- [WHAT YOU WILL DO]: Copy everything in the listing below word for word, apart from any images.

- [SOURCE DATA]:

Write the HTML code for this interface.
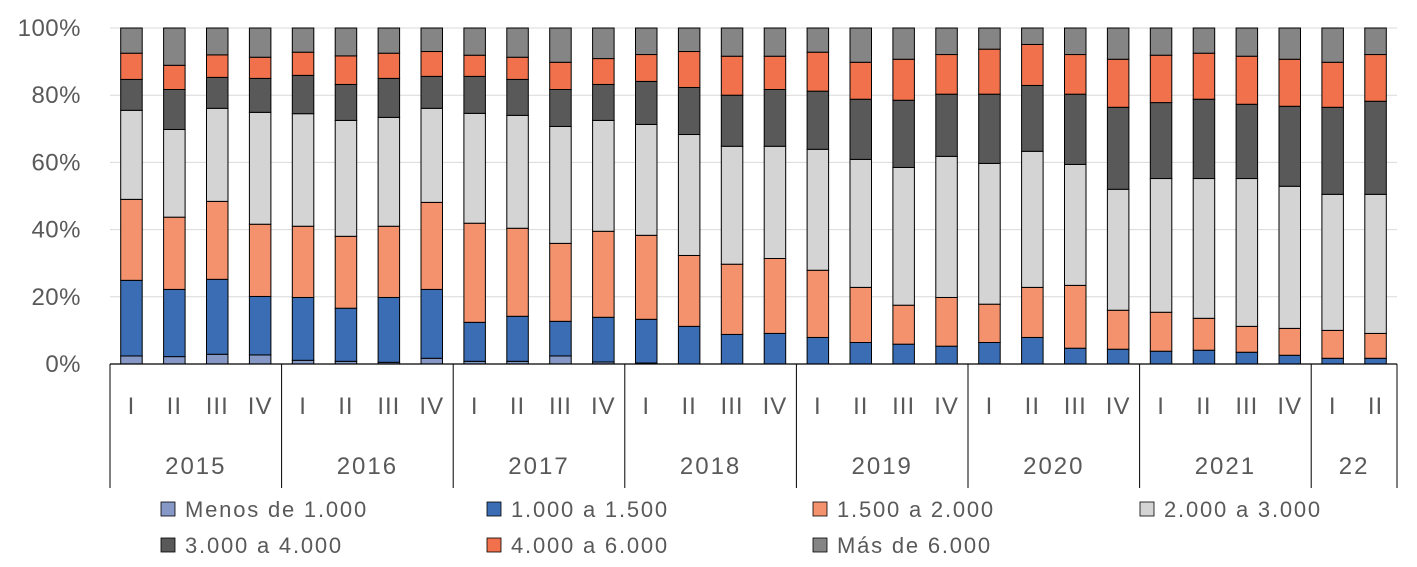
<!DOCTYPE html>
<html><head><meta charset="utf-8"><style>
html,body{margin:0;padding:0;background:#fff;}
svg{display:block;font-family:"Liberation Sans","DejaVu Sans",sans-serif;}
</style></head><body>
<svg id="chart" width="1417" height="567" viewBox="0 0 1417 567" xmlns="http://www.w3.org/2000/svg"></svg>
<script>
const quarters = ["I","II","III","IV","I","II","III","IV","I","II","III","IV","I","II","III","IV","I","II","III","IV","I","II","III","IV","I","II","III","IV","I","II"];
const years = ["2015","2016","2017","2018","2019","2020","2021","22"];
const yearSpans = [4,4,4,4,4,4,4,2];
const yTicks = ["0%","20%","40%","60%","80%","100%"];
const seriesNames = ["Menos de 1.000","1.000 a 1.500","1.500 a 2.000","2.000 a 3.000","3.000 a 4.000","4.000 a 6.000","Más de 6.000"];
const sMenos = [2.4,2.2,2.9,2.7,1.1,0.8,0.5,1.7,0.8,0.8,2.4,0.6,0.3,0,0,0,0,0,0,0,0,0,0,0,0,0,0,0,0,0];
const s1000 = [22.5,20.0,22.3,17.4,18.7,15.8,19.3,20.5,11.6,13.4,10.3,13.3,13.0,11.2,8.8,9.1,7.9,6.4,5.9,5.3,6.4,7.9,4.7,4.4,3.8,4.1,3.5,2.6,1.7,1.7];
const s1500 = [24.1,21.5,23.2,21.5,21.2,21.4,21.2,25.9,29.5,26.2,23.2,25.6,25.0,21.1,20.9,22.3,20.0,16.4,11.6,14.5,11.4,14.9,18.7,11.6,11.6,9.5,7.7,8.0,8.3,7.4];
const s2000 = [26.5,26.1,27.7,33.3,33.5,34.5,32.4,28.0,32.7,33.6,34.8,33.0,33.0,36.0,35.1,33.4,36.0,38.1,41.0,42.0,41.9,40.5,36.0,36.0,39.8,41.6,44.0,42.3,40.5,41.4];
const s3000 = [9.2,11.9,9.2,10.1,11.4,10.7,11.6,9.5,11.0,10.7,11.0,10.7,12.8,14.0,15.2,16.9,17.3,17.9,20.0,18.5,20.6,19.6,20.9,24.4,22.6,23.6,22.1,23.8,25.9,27.7];
const s4000 = [7.8,7.2,6.7,6.3,6.9,8.5,7.5,7.4,6.3,6.6,8.1,7.7,8.0,10.7,11.6,9.9,11.6,11.0,12.2,11.8,13.4,12.2,11.8,14.3,14.1,13.7,14.3,14.0,13.4,13.9];
const s6000 = [7.5,11.1,8.0,8.7,7.2,8.3,7.5,7.0,8.1,8.7,10.2,9.1,7.9,7.0,8.4,8.4,7.2,10.2,9.3,7.9,6.3,4.9,7.9,9.3,8.1,7.5,8.4,9.3,10.2,7.9];

const series = [sMenos,s1000,s1500,s2000,s3000,s4000,s6000];
const colors = ["#8598c6","#3b6db4","#f4926d","#d4d4d4","#595959","#f0714b","#858585"];
const NS = "http://www.w3.org/2000/svg";
const svg = document.getElementById('chart');
const X0 = 110, X1 = 1397, Y0 = 364, Y1 = 28;
const cw = (X1 - X0) / quarters.length;
const bw = 21.5;
const y = v => Y0 - (v / 100) * (Y0 - Y1);
const xc = i => X0 + cw * (i + 0.5);
function el(tag, attrs, parent) {
  const e = document.createElementNS(NS, tag);
  for (const k in attrs) e.setAttribute(k, attrs[k]);
  (parent || svg).appendChild(e);
  return e;
}
yTicks.forEach((t, i) => {
  const v = i * 20;
  if (i > 0) {
    const g = el('line', {x1: X0, x2: X1, y1: y(v), y2: y(v), stroke: '#d9d9d9', 'stroke-width': 1});
    
    
  }
  const tx = el('text', {x: 81, y: y(v) + 8, 'text-anchor': 'end', 'font-size': 24, fill: '#595959', 'letter-spacing': 0.5});
  tx.textContent = t;
  
  
});
quarters.forEach((q, i) => {
  let cum = 0;
  series.forEach((s, k) => {
    const v = s[i];
    if (v <= 0) return;
    const r = el('rect', {x: xc(i) - bw / 2, y: y(cum + v), width: bw, height: y(cum) - y(cum + v), fill: colors[k], stroke: '#000', 'stroke-width': 1});
    
    
    cum += v;
  });
  const tq = el('text', {x: xc(i), y: 414, 'text-anchor': 'middle', 'font-size': 24, fill: '#595959', 'letter-spacing': 1});
  tq.textContent = q;
  
  
});
const ax = el('line', {x1: X0, x2: X1, y1: Y0, y2: Y0, stroke: '#000', 'stroke-width': 1.2});


let start = 0;
const sep0 = el('line', {x1: X0, x2: X0, y1: Y0, y2: 488, stroke: '#000', 'stroke-width': 1});


years.forEach((yr, j) => {
  const end = start + yearSpans[j];
  const xe = X0 + cw * end;
  const sp = el('line', {x1: xe, x2: xe, y1: Y0, y2: 488, stroke: '#000', 'stroke-width': 1});
  
  
  const ty = el('text', {x: X0 + cw * (start + end) / 2, y: 474, 'text-anchor': 'middle', 'font-size': 24, fill: '#595959', 'letter-spacing': 2});
  ty.textContent = yr;
  
  
  start = end;
});
const legPos = [[161,510],[487,510],[813,510],[1140,510],[161,546],[487,546],[813,546]];
seriesNames.forEach((n, k) => {
  const [lx, ly] = legPos[k];
  const m = el('rect', {x: lx, y: ly - 8, width: 14, height: 14, fill: colors[k], stroke: '#000', 'stroke-width': 0.8});
  
  
  const t = el('text', {x: lx + 24, y: ly + 7, 'font-size': 22, fill: '#595959', 'letter-spacing': 1.8});
  t.textContent = n;
  
  
});
</script>
</body></html>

- [CORRECT RESULT]:
Write the HTML code for this interface.
<!DOCTYPE html>
<html><head><meta charset="utf-8"><style>
html,body{margin:0;padding:0;background:#fff;}
svg{display:block;font-family:"Liberation Sans","DejaVu Sans",sans-serif;}
</style></head><body>
<svg id="chart" width="1417" height="567" viewBox="0 0 1417 567" xmlns="http://www.w3.org/2000/svg"></svg>
<script>
const quarters = ["I","II","III","IV","I","II","III","IV","I","II","III","IV","I","II","III","IV","I","II","III","IV","I","II","III","IV","I","II","III","IV","I","II"];
const years = ["2015","2016","2017","2018","2019","2020","2021","22"];
const yearSpans = [4,4,4,4,4,4,4,2];
const yTicks = ["0%","20%","40%","60%","80%","100%"];
const seriesNames = ["Menos de 1.000","1.000 a 1.500","1.500 a 2.000","2.000 a 3.000","3.000 a 4.000","4.000 a 6.000","Más de 6.000"];
const sMenos = [2.4,2.2,2.9,2.7,1.1,0.8,0.5,1.7,0.8,0.8,2.4,0.6,0.3,0,0,0,0,0,0,0,0,0,0,0,0,0,0,0,0,0];
const s1000 = [22.5,20.0,22.3,17.4,18.7,15.8,19.3,20.5,11.6,13.4,10.3,13.3,13.0,11.2,8.8,9.1,7.9,6.4,5.9,5.3,6.4,7.9,4.7,4.4,3.8,4.1,3.5,2.6,1.7,1.7];
const s1500 = [24.1,21.5,23.2,21.5,21.2,21.4,21.2,25.9,29.5,26.2,23.2,25.6,25.0,21.1,20.9,22.3,20.0,16.4,11.6,14.5,11.4,14.9,18.7,11.6,11.6,9.5,7.7,8.0,8.3,7.4];
const s2000 = [26.5,26.1,27.7,33.3,33.5,34.5,32.4,28.0,32.7,33.6,34.8,33.0,33.0,36.0,35.1,33.4,36.0,38.1,41.0,42.0,41.9,40.5,36.0,36.0,39.8,41.6,44.0,42.3,40.5,41.4];
const s3000 = [9.2,11.9,9.2,10.1,11.4,10.7,11.6,9.5,11.0,10.7,11.0,10.7,12.8,14.0,15.2,16.9,17.3,17.9,20.0,18.5,20.6,19.6,20.9,24.4,22.6,23.6,22.1,23.8,25.9,27.7];
const s4000 = [7.8,7.2,6.7,6.3,6.9,8.5,7.5,7.4,6.3,6.6,8.1,7.7,8.0,10.7,11.6,9.9,11.6,11.0,12.2,11.8,13.4,12.2,11.8,14.3,14.1,13.7,14.3,14.0,13.4,13.9];
const s6000 = [7.5,11.1,8.0,8.7,7.2,8.3,7.5,7.0,8.1,8.7,10.2,9.1,7.9,7.0,8.4,8.4,7.2,10.2,9.3,7.9,6.3,4.9,7.9,9.3,8.1,7.5,8.4,9.3,10.2,7.9];

const series = [sMenos,s1000,s1500,s2000,s3000,s4000,s6000];
const colors = ["#8598c6","#3b6db4","#f4926d","#d4d4d4","#595959","#f0714b","#858585"];
const NS = "http://www.w3.org/2000/svg";
const svg = document.getElementById('chart');
const X0 = 110, X1 = 1397, Y0 = 364, Y1 = 28;
const cw = (X1 - X0) / quarters.length;
const bw = 21.5;
const y = v => Y0 - (v / 100) * (Y0 - Y1);
const xc = i => X0 + cw * (i + 0.5);
function el(tag, attrs, parent) {
  const e = document.createElementNS(NS, tag);
  for (const k in attrs) e.setAttribute(k, attrs[k]);
  (parent || svg).appendChild(e);
  return e;
}
yTicks.forEach((t, i) => {
  const v = i * 20;
  if (i > 0) {
    const g = el('line', {x1: X0, x2: X1, y1: y(v), y2: y(v), stroke: '#d9d9d9', 'stroke-width': 1});
    
    
  }
  const tx = el('text', {x: 81, y: y(v) + 8, 'text-anchor': 'end', 'font-size': 24, fill: '#595959', 'letter-spacing': 0.5});
  tx.textContent = t;
  
  
});
quarters.forEach((q, i) => {
  let cum = 0;
  series.forEach((s, k) => {
    const v = s[i];
    if (v <= 0) return;
    const r = el('rect', {x: xc(i) - bw / 2, y: y(cum + v), width: bw, height: y(cum) - y(cum + v), fill: colors[k], stroke: '#000', 'stroke-width': 1});
    
    
    cum += v;
  });
  const tq = el('text', {x: xc(i), y: 414, 'text-anchor': 'middle', 'font-size': 24, fill: '#595959', 'letter-spacing': 1});
  tq.textContent = q;
  
  
});
const ax = el('line', {x1: X0, x2: X1, y1: Y0, y2: Y0, stroke: '#000', 'stroke-width': 1.2});


let start = 0;
const sep0 = el('line', {x1: X0, x2: X0, y1: Y0, y2: 488, stroke: '#000', 'stroke-width': 1});


years.forEach((yr, j) => {
  const end = start + yearSpans[j];
  const xe = X0 + cw * end;
  const sp = el('line', {x1: xe, x2: xe, y1: Y0, y2: 488, stroke: '#000', 'stroke-width': 1});
  
  
  const ty = el('text', {x: X0 + cw * (start + end) / 2, y: 474, 'text-anchor': 'middle', 'font-size': 24, fill: '#595959', 'letter-spacing': 2});
  ty.textContent = yr;
  
  
  start = end;
});
const legPos = [[161,510],[487,510],[813,510],[1140,510],[161,546],[487,546],[813,546]];
seriesNames.forEach((n, k) => {
  const [lx, ly] = legPos[k];
  const m = el('rect', {x: lx, y: ly - 8, width: 14, height: 14, fill: colors[k], stroke: '#000', 'stroke-width': 0.8});
  
  
  const t = el('text', {x: lx + 24, y: ly + 7, 'font-size': 22, fill: '#595959', 'letter-spacing': 1.8});
  t.textContent = n;
  
  
});
</script>
</body></html>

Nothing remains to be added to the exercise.